- _GIVEN DATA_:
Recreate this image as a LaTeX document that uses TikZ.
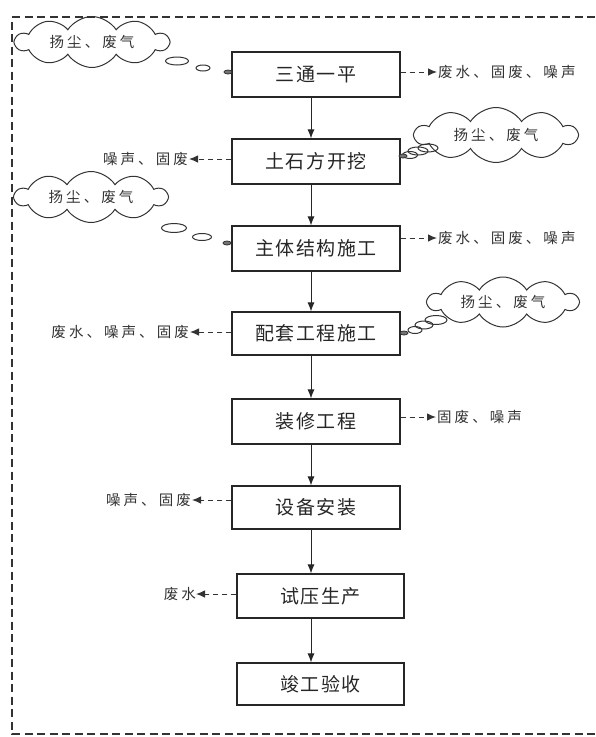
\documentclass[tikz,border=0pt]{standalone}
\usepackage{fontspec}
\newfontfamily\cjkbox[LetterSpace=8]{Noto Sans CJK SC}
\newfontfamily\cjklbl[LetterSpace=21]{Noto Sans CJK SC}
\usetikzlibrary{arrows.meta,shapes.symbols,shapes.geometric}
\tikzset{
  frame/.style={dash pattern=on 8pt off 4.5pt, line width=1.2pt, black!80},
  stage/.style={draw=black!85, line width=1.1pt, minimum width=168pt, minimum height=45pt,
    inner sep=0pt, text=black!85, font=\cjkbox\fontsize{19}{22}\selectfont},
  flow/.style={-{Latex[length=9pt,width=7pt]}, line width=1pt, black!85},
  waste/.style={dash pattern=on 5pt off 4pt, -{Latex[length=9pt,width=7.5pt]}, line width=1pt, black!80},
  outlbl/.style={inner sep=1pt, text=black!80, font=\cjklbl\fontsize{14.5}{16}\selectfont},
  dustcloud/.style={cloud, draw=black!80, cloud puffs=10, cloud puff arc=115, cloud ignores aspect,
    line width=1pt, inner sep=0pt, text=black!80, font=\cjklbl\fontsize{14.5}{16}\selectfont},
  bubble/.style={ellipse, draw=black!80, line width=1pt, inner sep=0pt},
  blob/.style={ellipse, draw=black!80, fill=black!55, line width=0.8pt, inner sep=0pt,
    minimum width=8pt, minimum height=4pt}
}
\begin{document}
\begin{tikzpicture}[x=1pt,y=-1pt]
\useasboundingbox (0,0) rectangle (595,737);
% frame
\draw[frame] (595,17) -- (12,17) -- (12,734) -- (595,734);

% stages
\node[stage] (s1) at (316,74.5) {三通一平};
\node[stage] (s2) at (316,161.5) {土石方开挖};
\node[stage] (s3) at (316,248.5) {主体结构施工};
\node[stage, minimum height=43pt] (s4) at (316,333.5) {配套工程施工};
\node[stage] (s5) at (316,421.5) {装修工程};
\node[stage, minimum height=43pt] (s6) at (316,507.5) {设备安装};
\node[stage, minimum width=167pt, minimum height=44pt] (s7) at (320.5,596) {试压生产};
\node[stage, minimum width=167pt, minimum height=42pt] (s8) at (320.5,684) {竣工验收};

% main flow
\coordinate (spine) at (311,0);
\foreach \a/\b in {s1/s2,s2/s3,s3/s4,s4/s5,s5/s6,s6/s7,s7/s8}
  \draw[flow] (\a.south -| spine) -- (\b.north -| spine);

% waste water, solid waste, noise
\node[outlbl, anchor=west] (r1) at (437,72) {废水、固废、噪声};
\draw[waste] (r1.west -| s1.east) -- (r1.west);
\node[outlbl, anchor=east] (l2) at (189,159) {噪声、固废};
\draw[waste] (l2.east -| s2.west) -- (l2.east);
\node[outlbl, anchor=west] (r3) at (437,238) {废水、固废、噪声};
\draw[waste] (r3.west -| s3.east) -- (r3.west);
\node[outlbl, anchor=east] (l4) at (190,332) {废水、噪声、固废};
\draw[waste] (l4.east -| s4.west) -- (l4.east);
\node[outlbl, anchor=west] (r5) at (436,417) {固废、噪声};
\draw[waste] (r5.west -| s5.east) -- (r5.west);
\node[outlbl, anchor=east] (l6) at (192,500) {噪声、固废};
\draw[waste] (l6.east -| s6.west) -- (l6.east);
\node[outlbl, anchor=east, inner sep=0pt] (l7) at (196,594) {废水};
\draw[waste] (l7.east -| s7.west) -- (l7.east);

% dust and exhaust gas
\node[dustcloud, minimum width=153pt, minimum height=51pt] (c1) at (92,42) {扬尘、废气};
\node[bubble, minimum width=23pt, minimum height=8pt] (c1a) at (177,61) {};
\node[bubble, minimum width=14pt, minimum height=6pt] (c1b) at (203,68) {};
\node[blob] (c1c) at (228,72) {};

\node[dustcloud, minimum width=162pt, minimum height=55pt] (c2) at (496,135) {扬尘、废气};
\node[bubble, minimum width=20pt, minimum height=8pt] (c2a) at (428,148) {};
\node[bubble, minimum width=20pt, minimum height=8pt] (c2b) at (418,151) {};
\node[bubble, minimum width=15pt, minimum height=7pt] (c2c) at (410,155) {};
\node[blob] (c2d) at (403,156) {};

\node[dustcloud, minimum width=152pt, minimum height=51pt] (c3) at (91,197) {扬尘、废气};
\node[bubble, minimum width=25pt, minimum height=9pt] (c3a) at (174,228) {};
\node[bubble, minimum width=19pt, minimum height=7pt] (c3b) at (202,237) {};
\node[blob] (c3c) at (227,243) {};

\node[dustcloud, minimum width=150pt, minimum height=50pt] (c4) at (503,302) {扬尘、废气};
\node[bubble, minimum width=22pt, minimum height=9pt] (c4a) at (436,320) {};
\node[bubble, minimum width=18pt, minimum height=8pt] (c4b) at (424,325) {};
\node[bubble, minimum width=14pt, minimum height=7pt] (c4c) at (415,330) {};
\node[blob] (c4d) at (404,333) {};
\end{tikzpicture}
\end{document}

- _TASK DESCRIPTION_:
Reproduce the whole listing word for word, setting aside any pictures.

- _ANSWER TO THE TASK_:
Recreate this image as a LaTeX document that uses TikZ.
\documentclass[tikz,border=0pt]{standalone}
\usepackage{fontspec}
\newfontfamily\cjkbox[LetterSpace=8]{Noto Sans CJK SC}
\newfontfamily\cjklbl[LetterSpace=21]{Noto Sans CJK SC}
\usetikzlibrary{arrows.meta,shapes.symbols,shapes.geometric}
\tikzset{
  frame/.style={dash pattern=on 8pt off 4.5pt, line width=1.2pt, black!80},
  stage/.style={draw=black!85, line width=1.1pt, minimum width=168pt, minimum height=45pt,
    inner sep=0pt, text=black!85, font=\cjkbox\fontsize{19}{22}\selectfont},
  flow/.style={-{Latex[length=9pt,width=7pt]}, line width=1pt, black!85},
  waste/.style={dash pattern=on 5pt off 4pt, -{Latex[length=9pt,width=7.5pt]}, line width=1pt, black!80},
  outlbl/.style={inner sep=1pt, text=black!80, font=\cjklbl\fontsize{14.5}{16}\selectfont},
  dustcloud/.style={cloud, draw=black!80, cloud puffs=10, cloud puff arc=115, cloud ignores aspect,
    line width=1pt, inner sep=0pt, text=black!80, font=\cjklbl\fontsize{14.5}{16}\selectfont},
  bubble/.style={ellipse, draw=black!80, line width=1pt, inner sep=0pt},
  blob/.style={ellipse, draw=black!80, fill=black!55, line width=0.8pt, inner sep=0pt,
    minimum width=8pt, minimum height=4pt}
}
\begin{document}
\begin{tikzpicture}[x=1pt,y=-1pt]
\useasboundingbox (0,0) rectangle (595,737);
% frame
\draw[frame] (595,17) -- (12,17) -- (12,734) -- (595,734);

% stages
\node[stage] (s1) at (316,74.5) {三通一平};
\node[stage] (s2) at (316,161.5) {土石方开挖};
\node[stage] (s3) at (316,248.5) {主体结构施工};
\node[stage, minimum height=43pt] (s4) at (316,333.5) {配套工程施工};
\node[stage] (s5) at (316,421.5) {装修工程};
\node[stage, minimum height=43pt] (s6) at (316,507.5) {设备安装};
\node[stage, minimum width=167pt, minimum height=44pt] (s7) at (320.5,596) {试压生产};
\node[stage, minimum width=167pt, minimum height=42pt] (s8) at (320.5,684) {竣工验收};

% main flow
\coordinate (spine) at (311,0);
\foreach \a/\b in {s1/s2,s2/s3,s3/s4,s4/s5,s5/s6,s6/s7,s7/s8}
  \draw[flow] (\a.south -| spine) -- (\b.north -| spine);

% waste water, solid waste, noise
\node[outlbl, anchor=west] (r1) at (437,72) {废水、固废、噪声};
\draw[waste] (r1.west -| s1.east) -- (r1.west);
\node[outlbl, anchor=east] (l2) at (189,159) {噪声、固废};
\draw[waste] (l2.east -| s2.west) -- (l2.east);
\node[outlbl, anchor=west] (r3) at (437,238) {废水、固废、噪声};
\draw[waste] (r3.west -| s3.east) -- (r3.west);
\node[outlbl, anchor=east] (l4) at (190,332) {废水、噪声、固废};
\draw[waste] (l4.east -| s4.west) -- (l4.east);
\node[outlbl, anchor=west] (r5) at (436,417) {固废、噪声};
\draw[waste] (r5.west -| s5.east) -- (r5.west);
\node[outlbl, anchor=east] (l6) at (192,500) {噪声、固废};
\draw[waste] (l6.east -| s6.west) -- (l6.east);
\node[outlbl, anchor=east, inner sep=0pt] (l7) at (196,594) {废水};
\draw[waste] (l7.east -| s7.west) -- (l7.east);

% dust and exhaust gas
\node[dustcloud, minimum width=153pt, minimum height=51pt] (c1) at (92,42) {扬尘、废气};
\node[bubble, minimum width=23pt, minimum height=8pt] (c1a) at (177,61) {};
\node[bubble, minimum width=14pt, minimum height=6pt] (c1b) at (203,68) {};
\node[blob] (c1c) at (228,72) {};

\node[dustcloud, minimum width=162pt, minimum height=55pt] (c2) at (496,135) {扬尘、废气};
\node[bubble, minimum width=20pt, minimum height=8pt] (c2a) at (428,148) {};
\node[bubble, minimum width=20pt, minimum height=8pt] (c2b) at (418,151) {};
\node[bubble, minimum width=15pt, minimum height=7pt] (c2c) at (410,155) {};
\node[blob] (c2d) at (403,156) {};

\node[dustcloud, minimum width=152pt, minimum height=51pt] (c3) at (91,197) {扬尘、废气};
\node[bubble, minimum width=25pt, minimum height=9pt] (c3a) at (174,228) {};
\node[bubble, minimum width=19pt, minimum height=7pt] (c3b) at (202,237) {};
\node[blob] (c3c) at (227,243) {};

\node[dustcloud, minimum width=150pt, minimum height=50pt] (c4) at (503,302) {扬尘、废气};
\node[bubble, minimum width=22pt, minimum height=9pt] (c4a) at (436,320) {};
\node[bubble, minimum width=18pt, minimum height=8pt] (c4b) at (424,325) {};
\node[bubble, minimum width=14pt, minimum height=7pt] (c4c) at (415,330) {};
\node[blob] (c4d) at (404,333) {};
\end{tikzpicture}
\end{document}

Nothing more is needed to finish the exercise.